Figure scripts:
□ □ □ □ □

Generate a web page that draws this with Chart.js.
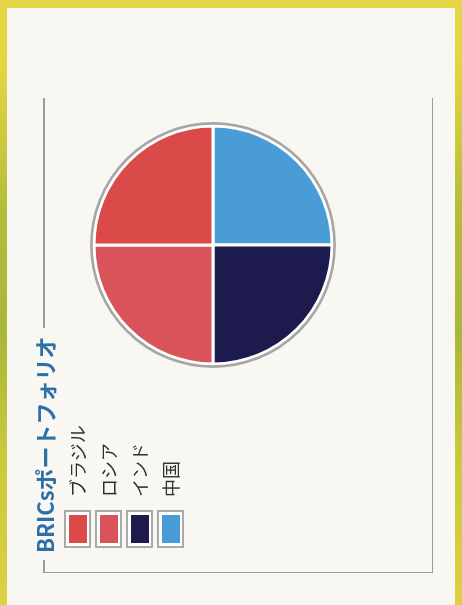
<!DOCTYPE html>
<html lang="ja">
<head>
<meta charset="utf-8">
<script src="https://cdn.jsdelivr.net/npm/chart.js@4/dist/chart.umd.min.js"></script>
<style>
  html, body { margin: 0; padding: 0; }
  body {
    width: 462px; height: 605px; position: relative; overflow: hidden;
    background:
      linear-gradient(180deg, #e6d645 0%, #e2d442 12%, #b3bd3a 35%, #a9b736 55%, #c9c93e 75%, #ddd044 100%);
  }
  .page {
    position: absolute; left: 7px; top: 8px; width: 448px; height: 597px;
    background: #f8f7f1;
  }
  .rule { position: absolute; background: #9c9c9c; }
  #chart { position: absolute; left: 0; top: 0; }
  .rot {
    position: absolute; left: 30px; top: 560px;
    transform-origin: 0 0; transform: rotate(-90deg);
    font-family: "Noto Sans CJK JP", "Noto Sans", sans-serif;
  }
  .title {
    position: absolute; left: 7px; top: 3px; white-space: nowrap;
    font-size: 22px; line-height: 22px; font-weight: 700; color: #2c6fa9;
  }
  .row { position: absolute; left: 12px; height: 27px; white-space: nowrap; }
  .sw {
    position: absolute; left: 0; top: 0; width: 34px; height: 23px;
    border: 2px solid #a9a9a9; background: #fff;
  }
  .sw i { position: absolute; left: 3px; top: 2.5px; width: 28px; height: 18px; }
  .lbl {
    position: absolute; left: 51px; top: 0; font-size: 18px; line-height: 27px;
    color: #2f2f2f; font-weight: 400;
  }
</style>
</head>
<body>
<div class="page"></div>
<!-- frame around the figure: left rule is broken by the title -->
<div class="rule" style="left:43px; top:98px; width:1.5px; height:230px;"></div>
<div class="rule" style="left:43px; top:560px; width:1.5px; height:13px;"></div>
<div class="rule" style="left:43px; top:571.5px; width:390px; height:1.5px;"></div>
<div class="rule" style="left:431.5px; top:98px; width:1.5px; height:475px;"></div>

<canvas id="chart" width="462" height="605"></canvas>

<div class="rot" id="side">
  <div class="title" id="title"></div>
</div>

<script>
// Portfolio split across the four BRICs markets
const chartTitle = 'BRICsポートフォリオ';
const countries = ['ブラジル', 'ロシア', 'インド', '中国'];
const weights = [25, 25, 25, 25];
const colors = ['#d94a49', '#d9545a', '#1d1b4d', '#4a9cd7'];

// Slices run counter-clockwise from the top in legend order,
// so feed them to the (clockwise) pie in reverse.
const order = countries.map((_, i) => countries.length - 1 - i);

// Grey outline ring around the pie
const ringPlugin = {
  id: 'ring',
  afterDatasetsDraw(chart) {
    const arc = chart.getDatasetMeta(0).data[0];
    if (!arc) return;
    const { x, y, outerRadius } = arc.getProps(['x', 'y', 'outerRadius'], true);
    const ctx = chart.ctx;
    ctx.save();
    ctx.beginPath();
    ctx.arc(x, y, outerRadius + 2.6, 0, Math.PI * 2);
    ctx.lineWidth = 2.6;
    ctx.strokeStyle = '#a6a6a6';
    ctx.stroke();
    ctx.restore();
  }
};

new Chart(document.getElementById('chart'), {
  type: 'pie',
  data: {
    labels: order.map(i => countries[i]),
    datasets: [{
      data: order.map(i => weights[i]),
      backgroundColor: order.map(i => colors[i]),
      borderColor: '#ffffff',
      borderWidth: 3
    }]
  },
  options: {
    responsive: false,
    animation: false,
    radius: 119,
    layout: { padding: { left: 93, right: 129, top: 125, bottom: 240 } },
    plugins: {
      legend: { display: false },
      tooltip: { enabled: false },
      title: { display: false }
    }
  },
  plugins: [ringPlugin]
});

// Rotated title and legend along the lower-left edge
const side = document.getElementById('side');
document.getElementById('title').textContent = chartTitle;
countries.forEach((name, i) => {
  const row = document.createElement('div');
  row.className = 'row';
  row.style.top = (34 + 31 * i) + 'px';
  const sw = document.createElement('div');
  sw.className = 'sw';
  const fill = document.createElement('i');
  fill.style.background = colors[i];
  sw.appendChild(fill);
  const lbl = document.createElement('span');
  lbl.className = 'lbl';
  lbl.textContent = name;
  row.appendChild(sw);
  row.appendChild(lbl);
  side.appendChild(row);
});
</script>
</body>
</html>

□ □ □ □ □

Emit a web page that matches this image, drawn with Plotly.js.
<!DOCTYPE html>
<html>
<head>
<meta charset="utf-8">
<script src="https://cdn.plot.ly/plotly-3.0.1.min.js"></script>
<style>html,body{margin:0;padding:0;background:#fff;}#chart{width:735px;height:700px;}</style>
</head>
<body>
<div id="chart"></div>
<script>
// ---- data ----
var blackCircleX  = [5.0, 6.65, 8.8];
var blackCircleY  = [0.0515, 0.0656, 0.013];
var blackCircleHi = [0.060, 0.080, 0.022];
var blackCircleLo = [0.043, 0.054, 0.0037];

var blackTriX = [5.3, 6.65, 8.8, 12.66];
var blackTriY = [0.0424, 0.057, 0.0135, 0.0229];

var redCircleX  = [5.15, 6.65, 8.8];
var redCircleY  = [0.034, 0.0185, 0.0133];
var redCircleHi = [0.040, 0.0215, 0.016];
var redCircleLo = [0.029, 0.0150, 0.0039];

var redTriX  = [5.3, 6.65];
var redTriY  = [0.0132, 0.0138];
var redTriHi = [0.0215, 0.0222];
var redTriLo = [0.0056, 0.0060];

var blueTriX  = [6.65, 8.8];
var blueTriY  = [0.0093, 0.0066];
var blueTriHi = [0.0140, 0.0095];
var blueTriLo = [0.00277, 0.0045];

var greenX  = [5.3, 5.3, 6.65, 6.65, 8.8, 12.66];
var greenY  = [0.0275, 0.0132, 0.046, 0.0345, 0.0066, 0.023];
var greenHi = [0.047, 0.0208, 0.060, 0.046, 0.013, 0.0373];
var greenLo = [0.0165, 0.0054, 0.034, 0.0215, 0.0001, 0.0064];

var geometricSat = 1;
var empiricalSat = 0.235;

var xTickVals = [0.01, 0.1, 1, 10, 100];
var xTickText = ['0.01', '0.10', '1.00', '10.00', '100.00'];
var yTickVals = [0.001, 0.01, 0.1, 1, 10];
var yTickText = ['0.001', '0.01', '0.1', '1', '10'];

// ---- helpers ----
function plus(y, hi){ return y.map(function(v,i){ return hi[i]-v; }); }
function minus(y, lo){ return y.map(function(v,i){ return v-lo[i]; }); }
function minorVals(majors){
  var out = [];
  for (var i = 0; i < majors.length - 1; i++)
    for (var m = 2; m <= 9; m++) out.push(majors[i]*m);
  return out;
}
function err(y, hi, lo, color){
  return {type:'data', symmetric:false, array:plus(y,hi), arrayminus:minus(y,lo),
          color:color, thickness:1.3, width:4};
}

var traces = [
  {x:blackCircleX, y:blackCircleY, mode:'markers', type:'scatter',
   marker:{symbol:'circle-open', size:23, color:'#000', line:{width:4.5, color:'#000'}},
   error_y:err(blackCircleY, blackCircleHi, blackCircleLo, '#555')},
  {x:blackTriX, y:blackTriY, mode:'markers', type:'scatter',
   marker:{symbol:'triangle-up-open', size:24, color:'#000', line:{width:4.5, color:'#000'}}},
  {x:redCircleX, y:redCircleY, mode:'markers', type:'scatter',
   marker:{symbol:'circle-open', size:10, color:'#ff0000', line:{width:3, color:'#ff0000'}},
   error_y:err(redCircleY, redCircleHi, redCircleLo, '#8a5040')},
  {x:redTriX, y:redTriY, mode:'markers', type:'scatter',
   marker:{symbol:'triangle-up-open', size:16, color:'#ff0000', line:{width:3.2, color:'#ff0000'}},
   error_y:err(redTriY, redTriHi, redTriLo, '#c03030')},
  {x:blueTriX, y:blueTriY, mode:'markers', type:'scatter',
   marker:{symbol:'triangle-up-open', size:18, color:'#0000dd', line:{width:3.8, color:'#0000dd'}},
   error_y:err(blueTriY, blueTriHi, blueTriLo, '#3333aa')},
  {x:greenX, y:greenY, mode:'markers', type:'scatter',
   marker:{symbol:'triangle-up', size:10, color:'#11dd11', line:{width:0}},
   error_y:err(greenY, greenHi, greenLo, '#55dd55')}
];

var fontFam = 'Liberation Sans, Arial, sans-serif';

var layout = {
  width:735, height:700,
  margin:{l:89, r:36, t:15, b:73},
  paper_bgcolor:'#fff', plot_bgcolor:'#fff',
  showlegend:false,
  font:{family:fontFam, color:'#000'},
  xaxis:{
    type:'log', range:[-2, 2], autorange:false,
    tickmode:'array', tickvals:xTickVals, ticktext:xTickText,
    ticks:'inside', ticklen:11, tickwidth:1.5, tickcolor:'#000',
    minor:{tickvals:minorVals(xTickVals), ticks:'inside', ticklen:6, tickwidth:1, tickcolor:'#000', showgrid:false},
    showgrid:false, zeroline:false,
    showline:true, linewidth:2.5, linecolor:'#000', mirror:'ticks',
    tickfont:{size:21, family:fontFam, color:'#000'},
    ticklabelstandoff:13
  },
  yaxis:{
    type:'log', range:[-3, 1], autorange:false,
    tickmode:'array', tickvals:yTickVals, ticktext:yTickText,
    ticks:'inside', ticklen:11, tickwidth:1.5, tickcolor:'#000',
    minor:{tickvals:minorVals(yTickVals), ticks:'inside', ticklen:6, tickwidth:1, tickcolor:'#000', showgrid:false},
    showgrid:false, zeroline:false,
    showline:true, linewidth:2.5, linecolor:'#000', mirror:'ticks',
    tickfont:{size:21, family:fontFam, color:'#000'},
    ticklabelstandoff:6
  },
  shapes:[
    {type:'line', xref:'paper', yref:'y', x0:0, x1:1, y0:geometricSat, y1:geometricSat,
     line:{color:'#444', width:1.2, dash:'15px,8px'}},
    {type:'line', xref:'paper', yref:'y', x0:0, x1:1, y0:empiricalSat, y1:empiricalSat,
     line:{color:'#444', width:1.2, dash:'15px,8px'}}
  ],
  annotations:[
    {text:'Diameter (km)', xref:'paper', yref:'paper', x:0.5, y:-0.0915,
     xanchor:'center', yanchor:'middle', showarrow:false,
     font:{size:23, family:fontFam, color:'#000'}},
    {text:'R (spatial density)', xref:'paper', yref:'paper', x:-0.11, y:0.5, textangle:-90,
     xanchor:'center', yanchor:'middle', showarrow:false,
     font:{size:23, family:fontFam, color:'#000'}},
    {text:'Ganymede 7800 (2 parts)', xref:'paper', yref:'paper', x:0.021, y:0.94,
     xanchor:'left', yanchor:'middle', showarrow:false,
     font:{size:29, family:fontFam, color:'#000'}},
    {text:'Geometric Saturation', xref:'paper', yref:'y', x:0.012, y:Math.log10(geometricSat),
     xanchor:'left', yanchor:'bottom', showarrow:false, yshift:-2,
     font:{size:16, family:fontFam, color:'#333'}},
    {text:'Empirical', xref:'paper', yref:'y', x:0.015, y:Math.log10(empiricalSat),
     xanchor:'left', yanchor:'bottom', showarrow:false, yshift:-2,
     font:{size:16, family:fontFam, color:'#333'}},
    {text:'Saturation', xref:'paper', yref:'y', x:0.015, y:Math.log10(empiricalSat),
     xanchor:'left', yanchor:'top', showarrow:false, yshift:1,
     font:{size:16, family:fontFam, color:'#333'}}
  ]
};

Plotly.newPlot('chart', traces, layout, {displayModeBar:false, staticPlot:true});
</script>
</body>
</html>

□ □ □ □ □

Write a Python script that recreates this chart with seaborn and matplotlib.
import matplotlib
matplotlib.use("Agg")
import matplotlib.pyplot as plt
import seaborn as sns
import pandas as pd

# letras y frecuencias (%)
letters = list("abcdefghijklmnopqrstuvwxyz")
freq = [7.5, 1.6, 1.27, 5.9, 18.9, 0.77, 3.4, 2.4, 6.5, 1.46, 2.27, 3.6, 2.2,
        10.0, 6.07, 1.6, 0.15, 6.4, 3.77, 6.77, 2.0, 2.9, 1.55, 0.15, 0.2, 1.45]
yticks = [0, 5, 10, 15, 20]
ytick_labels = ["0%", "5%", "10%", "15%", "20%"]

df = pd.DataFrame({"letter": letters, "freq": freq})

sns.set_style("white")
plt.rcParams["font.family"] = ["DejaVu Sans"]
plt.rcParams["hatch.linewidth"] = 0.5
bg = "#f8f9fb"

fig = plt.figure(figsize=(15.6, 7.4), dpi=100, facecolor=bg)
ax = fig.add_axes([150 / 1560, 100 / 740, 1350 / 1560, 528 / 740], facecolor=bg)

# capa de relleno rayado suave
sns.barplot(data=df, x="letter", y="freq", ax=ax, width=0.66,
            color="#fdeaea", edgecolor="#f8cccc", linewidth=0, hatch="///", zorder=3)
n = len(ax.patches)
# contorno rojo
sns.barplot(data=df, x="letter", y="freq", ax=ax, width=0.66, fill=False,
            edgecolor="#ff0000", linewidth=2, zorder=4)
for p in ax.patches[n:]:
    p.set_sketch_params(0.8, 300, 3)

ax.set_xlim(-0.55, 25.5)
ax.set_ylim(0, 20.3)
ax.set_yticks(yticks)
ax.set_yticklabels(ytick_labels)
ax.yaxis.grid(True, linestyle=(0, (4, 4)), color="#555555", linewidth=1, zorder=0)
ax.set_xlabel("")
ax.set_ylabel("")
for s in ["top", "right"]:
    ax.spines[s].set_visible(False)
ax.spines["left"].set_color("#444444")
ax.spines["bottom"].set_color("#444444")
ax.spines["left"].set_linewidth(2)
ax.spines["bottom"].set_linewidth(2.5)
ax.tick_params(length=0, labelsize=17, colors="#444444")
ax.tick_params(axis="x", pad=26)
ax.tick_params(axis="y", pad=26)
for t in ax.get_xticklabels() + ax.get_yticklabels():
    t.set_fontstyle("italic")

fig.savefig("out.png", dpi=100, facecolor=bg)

□ □ □ □ □

- WHAT IS BEING ASKED
Where a line above holds the string "with", show that line.

- EXERCISE SOLUTION
Generate a web page that draws this with Chart.js.
Emit a web page that matches this image, drawn with Plotly.js.
Write a Python script that recreates this chart with seaborn and matplotlib.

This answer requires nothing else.